I'm Very Blessed
Gerald Rozenboom and his wife were having a nice evening enjoying a gospel music performance when they found themselves heading to the emergency department at Pella Regional Health Center.
Gerald had wanted to leave the show early because he wasn't feeling well. Soon after, he started to lose the feeling in his side. His wife, Geneva, took him to the emergency department immediately with a feeling that her husband was having a stroke. "I was terrified. I shook the whole way to the hospital," Geneva remembers.
"They gave me a clot-buster medicine there in Pella and transferred me to Iowa City," said Gerald. "The doctor in Iowa City told my family that if I made it through the night I had a chance."
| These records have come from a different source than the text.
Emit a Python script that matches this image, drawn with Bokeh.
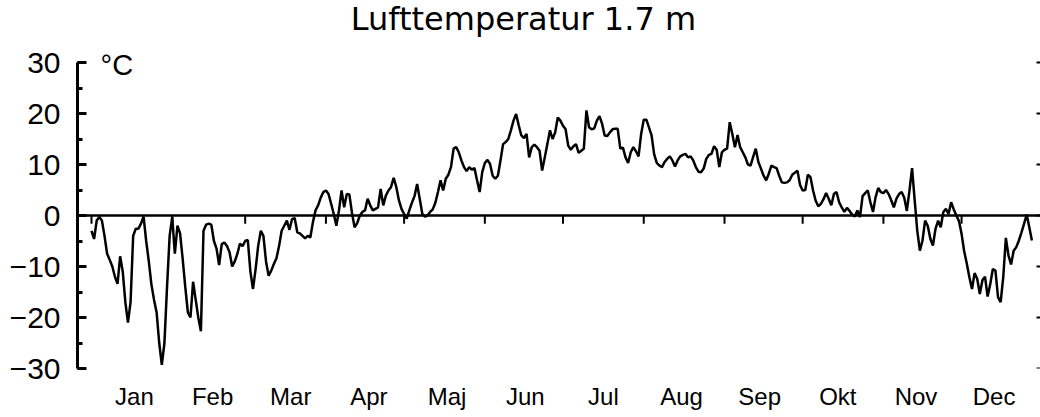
from bokeh.plotting import figure
from bokeh.models import Range1d, Span, Label, SingleIntervalTicker, FixedTicker
from bokeh.embed import file_html
from bokeh.resources import INLINE

title_text = "Lufttemperatur 1.7 m"
unit_label = "°C"
months = ["Jan", "Feb", "Mar", "Apr", "Maj", "Jun", "Jul", "Aug", "Sep", "Okt", "Nov", "Dec"]
month_start_days = [0, 31, 59, 90, 120, 151, 181, 212, 243, 273, 304, 334]
y_tick_values = [-30, -20, -10, 0, 10, 20, 30]
y_tick_labels = ["−30", "−20", "−10", "0", "10", "20", "30"]

# daily mean air temperature (°C), day 0 = 1 January
temperature = [
    -3, -4.6, -1, -0.3, -1, -4, -7.5, -8.7, -10, -12,
    -13.4, -8, -11, -17, -21, -17, -4, -2.6, -2.6, -1.6,
    -0.2, -5, -9, -13.5, -16.5, -19, -25, -29.3, -25, -14,
    -4, -0.3, -7.5, -2, -3.5, -8.5, -14, -19, -20, -13,
    -16.5, -20, -22.7, -3, -1.8, -1.6, -1.8, -5, -6.5, -9.7,
    -5.6, -5.3, -6, -7.2, -10, -9, -7.5, -5.5, -6, -5,
    -4.8, -11, -14.4, -10.5, -5.9, -3, -4, -9, -11.8, -10.8,
    -9.5, -8.4, -6, -3, -2, -1, -2.8, -0.7, -0.5, -3.3,
    -3.5, -4, -4.5, -4, -4.3, -1.3, 1, 2, 3.5, 4.6,
    4.9, 4.2, 2.3, 0.3, -2, 1, 4.9, 1.6, 4.2, 4.1,
    0.5, -2.3, -1.5, 0, 0.7, 1, 3.3, 2, 1, 1.3,
    1.6, 5.2, 2, 3.9, 4.9, 5.6, 7.4, 5.6, 3, 1.3,
    0.3, -0.6, 1, 2.5, 3.8, 6.2, 3.3, 0.3, -0.2, 0,
    0.7, 1.2, 2.5, 4.6, 6.9, 4.9, 7.2, 8, 9.5, 13.1,
    13.4, 12.4, 10.8, 9.5, 8.7, 9.5, 9, 9.3, 6.9, 4.6,
    8.5, 10.3, 10.9, 10.1, 7.8, 7.2, 7.8, 10.8, 14, 14.4,
    15, 16.7, 18.6, 19.9, 17.7, 15.7, 15.2, 16, 11.4, 13.4,
    13.9, 13.4, 12.7, 8.8, 11.4, 14, 16.7, 15, 16.3, 19.2,
    18.6, 17.6, 16.9, 13.7, 12.9, 13.6, 14, 12.3, 12.7, 13.1,
    20.6, 17.3, 16.9, 17.1, 18.6, 19.5, 18, 15.7, 15.6, 16.3,
    16.9, 17, 17, 13.1, 13.3, 11.4, 10.3, 12.4, 13.4, 12.6,
    11.6, 16, 18.8, 18.8, 17.3, 15.7, 12, 10.3, 9.8, 9.5,
    10.5, 11.1, 11.6, 10.8, 9.6, 10.8, 11.6, 11.9, 12.1, 11.4,
    11.6, 10.8, 9.5, 8.6, 8.5, 9.2, 11.1, 11.9, 12.1, 13.6,
    12.9, 9.5, 12.4, 12.9, 13.1, 18.3, 16, 13.4, 15.8, 13.4,
    12.4, 11.4, 10, 9.8, 11.5, 13.1, 10.5, 9.2, 7.8, 6.9,
    8.2, 9.8, 9.5, 9.3, 7.8, 6.5, 6.4, 6.5, 6.9, 8,
    8.4, 8.8, 6, 4.9, 5, 8, 7.5, 4.9, 2.9, 1.8,
    2.3, 3.2, 4.4, 3.3, 2, 4.2, 4.6, 2.6, 1.6, 0.7,
    1.5, 0.9, 0.2, -0.2, 1, -0.3, 3.8, 4.4, 4.9, 2.6,
    0.7, 3.6, 5.4, 4.6, 4.4, 5, 4.2, 3, 1.6, 3.3,
    4.2, 4.6, 3.5, 0.9, 4.9, 9.3, 3, -3, -6.9, -4.9,
    -1, -2, -4.5, -5.9, -2.6, -1, -2.3, 0.7, 1.3, 0.3,
    2.6, 1.2, 0, -1.1, -3.6, -7, -9.4, -12.1, -14.4, -11.3,
    -12.4, -15.4, -12.7, -12, -15.9, -13.5, -10.5, -10.8, -16, -17,
    -12.1, -4.4, -7.8, -9.6, -6.9, -6.2, -4.9, -3.3, -1.6, 0.2,
    -2.3, -4.9,
]
days = list(range(len(temperature)))

FONT = "Liberation Sans"
X_START, X_END = -5.37, 364.3
FRAME_W = 963
Y_LOW, Y_HIGH = -30, 30
Y_TOP = 42.16   # frame extends above the axis so the texts there are not clipped

p = figure(
    title=None,
    width=1040, height=417,
    x_range=Range1d(X_START, X_END), y_range=Range1d(Y_LOW, Y_TOP),
    output_backend="svg", toolbar_location=None,
    min_border_left=77, min_border_right=0, min_border_top=0, min_border_bottom=49,
)
p.outline_line_color = None
p.grid.visible = False
p.background_fill_color = "white"
p.border_fill_color = "white"

# left axis
ya = p.yaxis[0]
ya.bounds = (Y_LOW, Y_HIGH)
ya.ticker = SingleIntervalTicker(interval=10, num_minor_ticks=2)
ya.major_label_overrides = {v: s for v, s in zip(y_tick_values, y_tick_labels)}
ya.axis_line_width = 3
ya.axis_line_color = "black"
ya.major_tick_in = 9
ya.major_tick_out = 0
ya.major_tick_line_width = 3
ya.minor_tick_in = 5
ya.minor_tick_out = 0
ya.minor_tick_line_width = 3
ya.major_label_text_font = FONT
ya.major_label_text_font_size = "30px"
ya.major_label_text_color = "black"
ya.major_label_standoff = 17

# bottom axis: month names only
xa = p.xaxis[0]
label_pos = [16.5 + 30 * i for i in range(len(months))]
xa.ticker = FixedTicker(ticks=label_pos)
xa.major_label_overrides = {v: m for v, m in zip(label_pos, months)}
xa.axis_line_color = None
xa.major_tick_line_color = None
xa.minor_tick_line_color = None
xa.major_label_text_font = FONT
xa.major_label_text_font_size = "24px"
xa.major_label_text_color = "black"
xa.major_label_standoff = 8

# right-hand inward ticks at the major y values
tick_len = 4 * (X_END - X_START) / FRAME_W
p.segment(x0=[X_END - tick_len] * len(y_tick_values), y0=y_tick_values,
          x1=[X_END] * len(y_tick_values), y1=y_tick_values,
          line_color="black", line_width=2)

# zero line and month boundary ticks
p.add_layout(Span(location=0, dimension="width", line_color="black", line_width=2.5))
p.segment(x0=month_start_days, y0=[0] * len(month_start_days),
          x1=month_start_days, y1=[-1.6] * len(month_start_days),
          line_color="black", line_width=2)

# data line
p.line(days, temperature, line_color="black", line_width=2.5)

# unit label and title
p.add_layout(Label(x=3.5, y=29.6, text=unit_label, text_font=FONT, text_font_size="29px",
                   text_color="black", text_baseline="alphabetic"))
p.add_layout(Label(x=165.8, y=38.5, text=title_text, text_font="DejaVu Sans",
                   text_font_size="32px", text_color="black",
                   text_align="center", text_baseline="alphabetic"))

open("out.html", "w").write(file_html(p, INLINE))
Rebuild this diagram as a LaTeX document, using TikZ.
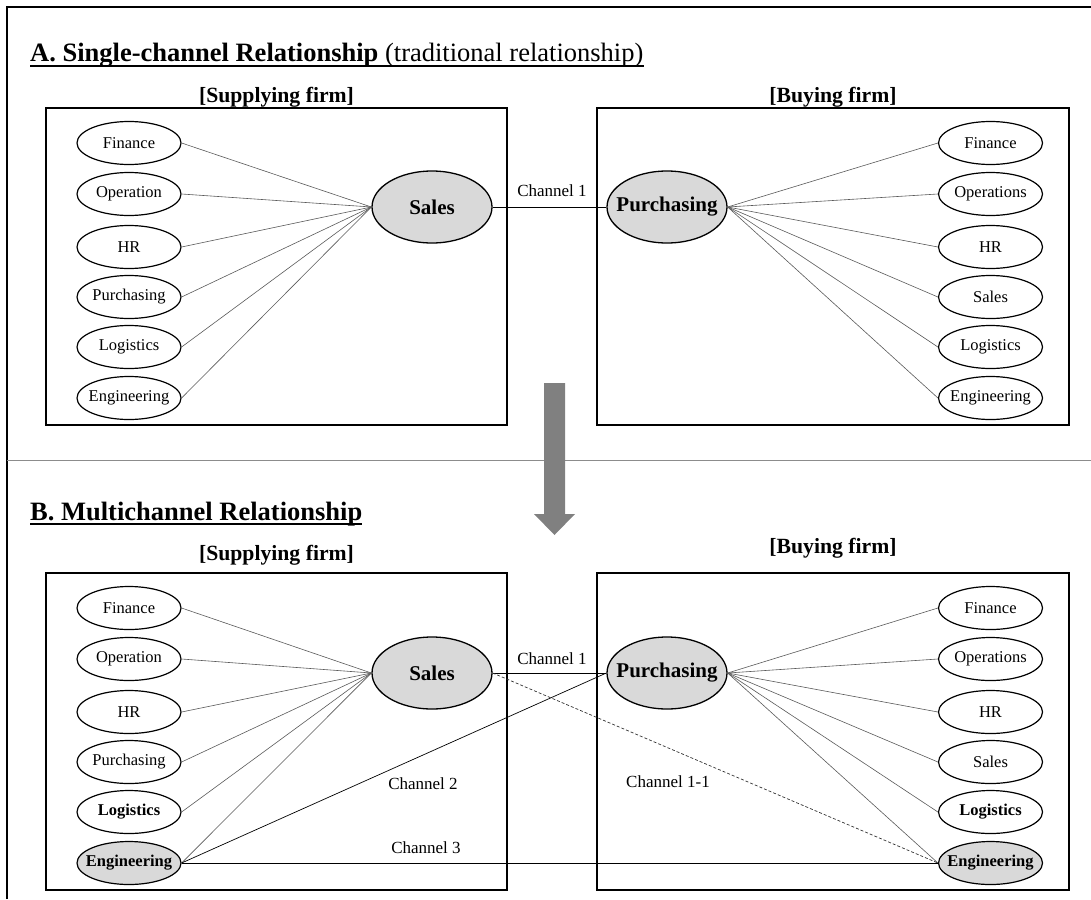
\documentclass[tikz,border=0pt]{standalone}
\usepackage{fontspec}
\setmainfont{Liberation Serif}
\usetikzlibrary{shapes.geometric}

\definecolor{keygray}{HTML}{D9D9D9}
\definecolor{linkgray}{HTML}{595959}
\definecolor{arrowgray}{HTML}{808080}
\definecolor{sepgray}{HTML}{8C8C8C}

\begin{document}
\begin{tikzpicture}[x=1pt,y=-1pt,
  dept/.style={ellipse, draw, line width=1.2pt, fill=white, minimum width=104pt,
    minimum height=43pt, inner xsep=-20pt, inner ysep=0pt, font=\fontsize{16.5}{16.5}\selectfont},
  deptkey/.style={dept, font=\fontsize{16.5}{16.5}\selectfont\bfseries},
  deptfill/.style={deptkey, fill=keygray},
  hub/.style={ellipse, draw, line width=1.3pt, fill=keygray, minimum width=120pt,
    minimum height=72pt, inner xsep=-30pt, inner ysep=0pt, font=\fontsize{21}{21}\selectfont\bfseries},
  firmbox/.style={draw, line width=1.5pt, rectangle, minimum width=461pt, minimum height=317pt, inner sep=0pt},
  firmbox2/.style={firmbox, minimum width=472pt},
  link/.style={draw=linkgray, line width=0.6pt},
  chan/.style={draw=black, line width=0.9pt},
  chandash/.style={draw=black!80, line width=0.7pt, dash pattern=on 3pt off 2pt},
  chanlabel/.style={font=\fontsize{17}{17}\selectfont},
  firmlabel/.style={anchor=base, font=\fontsize{21.7}{21.7}\selectfont\bfseries},
  title/.style={anchor=base west, inner sep=0pt, font=\fontsize{26.5}{26.5}\selectfont},
  ]
\useasboundingbox (0,0) rectangle (1091,899);

% outer frame (left and top edges)
\draw[line width=1.5pt] (7,899) -- (7,7) -- (1091,7);

% ---------- Part A ----------
\node[title] (titleA) at (30,62) {\textbf{A. Single-channel Relationship} (traditional relationship)};
\draw[line width=1.4pt] ([yshift=-4pt]titleA.base west) -- ([yshift=-4pt]titleA.base east);

\node[firmlabel] (supLabA) at (276.5,102) {[Supplying firm]};
\node[firmlabel] (buyLabA) at (833,102) {[Buying firm]};

\node[firmbox] (supA) at (276.5,266.5) {};
\node[firmbox2] (buyA) at (833,266.5) {};

\node[hub] (sA) at (432,207) {Sales};
\node[hub] (pA) at (667,207) {Purchasing};

\node[dept] (aF) at (129,143) {Finance};
\node[dept] (aO) at (129,194) {Operation};
\node[dept] (aH) at (129,247) {HR};
\node[dept] (aP) at (129,297) {Purchasing};
\node[dept] (aL) at (129,347) {Logistics};
\node[dept] (aE) at (129,398) {Engineering};

\node[dept] (bF) at (990.5,143) {Finance};
\node[dept] (bO) at (990.5,194) {Operations};
\node[dept] (bH) at (990.5,247) {HR};
\node[dept] (bS) at (990.5,297) {Sales};
\node[dept] (bL) at (990.5,347) {Logistics};
\node[dept] (bE) at (990.5,398) {Engineering};

\foreach \n in {aF,aO,aH,aP,aL,aE} \draw[link] (\n.east) -- (sA.west);
\foreach \n in {bF,bO,bH,bS,bL,bE} \draw[link] (pA.east) -- (\n.west);

\draw[chan] (sA.east) -- (pA.west);
\node[chanlabel] (c1A) at (552,191) {Channel 1};

% separator and transition arrow
\draw[sepgray, line width=1pt] (7,460) -- (1091,460);
\fill[arrowgray] (544,383) -- (565,383) -- (565,514) -- (575,514) -- (554.5,535)
  -- (534,514) -- (544,514) -- cycle;

% ---------- Part B ----------
\node[title] (titleB) at (30,520) {\textbf{B. Multichannel Relationship}};
\draw[line width=1.4pt] ([yshift=-4pt]titleB.base west) -- ([yshift=-4pt]titleB.base east);

\node[firmlabel] (supLabB) at (276.5,560) {[Supplying firm]};
\node[firmlabel] (buyLabB) at (833,553) {[Buying firm]};

\node[firmbox] (supB) at (276.5,731.5) {};
\node[firmbox2] (buyB) at (833,731.5) {};

\node[hub] (sB) at (432,673) {Sales};
\node[hub] (pB) at (667,673) {Purchasing};

\node[dept] (cF) at (129,608) {Finance};
\node[dept] (cO) at (129,659) {Operation};
\node[dept] (cH) at (129,712) {HR};
\node[dept] (cP) at (129,762) {Purchasing};
\node[deptkey] (cL) at (129,812) {Logistics};
\node[deptfill] (cE) at (129,863) {Engineering};

\node[dept] (dF) at (990.5,608) {Finance};
\node[dept] (dO) at (990.5,659) {Operations};
\node[dept] (dH) at (990.5,712) {HR};
\node[dept] (dS) at (990.5,762) {Sales};
\node[deptkey] (dL) at (990.5,812) {Logistics};
\node[deptfill] (dE) at (990.5,863) {Engineering};

\foreach \n in {cF,cO,cH,cP,cL,cE} \draw[link] (\n.east) -- (sB.west);
\foreach \n in {dF,dO,dH,dS,dL,dE} \draw[link] (pB.east) -- (\n.west);

\draw[chan] (sB.east) -- (pB.west);
\draw[chan, line width=0.7pt] (cE.east) -- (pB.west);
\draw[chan] (cE.east) -- (dE.west);
\draw[chandash] (sB.east) -- (dE.west);

\node[chanlabel] (c1B) at (552,659) {Channel 1};
\node[chanlabel] (c2B) at (423,784) {Channel 2};
\node[chanlabel] (c11B) at (668,782) {Channel 1-1};
\node[chanlabel] (c3B) at (426,848) {Channel 3};
\end{tikzpicture}
\end{document}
Gerald spent time recovering in Des Moines, then in skilled care at Pella Regional. In fact, he spent a total of 13 weeks in hospitals before going home. Then he continued with home care and then outpatient therapy. "I think it was about a year of therapies before it was all said and done," said Geneva.
Along with physical and occupational therapy, Gerald also worked with Tara Leidigh, speech therapist at Pella Regional. In speech therapy he worked on his cognitive skills and left-side neglect.
Left-side neglect is a common effect of stroke. It can be described as a lack of awareness of that side, leading stroke survivors to ignore or forget about people or objects that are on their left sides.
Specific exercises and alterations to the patient's environment are practiced in speech therapy, such as finding an article in the newspaper that is on the left hand side. "I learned to work around it and know that when something is on the left I have to be much more aware. When I'm driving and get to a stop sign I look two times to be sure," said Gerald.
"My problem wasn't that I couldn't speak. I could speak plainly," said Gerald. "I'd always been a whiz with arithmetic and I couldn't do that anymore. I couldn't make change anymore; simple things like that. By the end of speech therapy, it got to the point where I was getting as good as Tara," Gerald laughs.
"Looking back, the experience was good. It's hard work. But Tara helped me a ton. First at home, then when I went into the hospital. The therapists, all of them, they never had a crabby day," said Gerald. "They'd get bossy with me at times, but I needed it. I got to be friends with all of these people. I appreciate that. They are all terrific people," said Gerald.
Gerald also attributes his ongoing health to the monthly stroke support group at Pella Regional. "I go to the stroke support group now. I don't miss it if I don't have to. We share with each other and support each other with issues we are dealing with," said Gerald. "I've learned that a stroke is a stroke and it affects everyone in some way. It doesn't really matter what it looks like on the surface."
"Disappointments and blessings is what came from all of this," said Gerald. "If I hadn't had a stroke I'd never have known what it was like to lay in bed and not do anything. But there are good things too. I never had fewer than four people visit me in one day the whole 13 weeks I was in the hospital. My friends, my family was very supportive, and my church family was awesome. I am very blessed. I have a story to tell and I can hardly believe it myself. As far as I'm concerned, it's everyone's prayers for me that did it."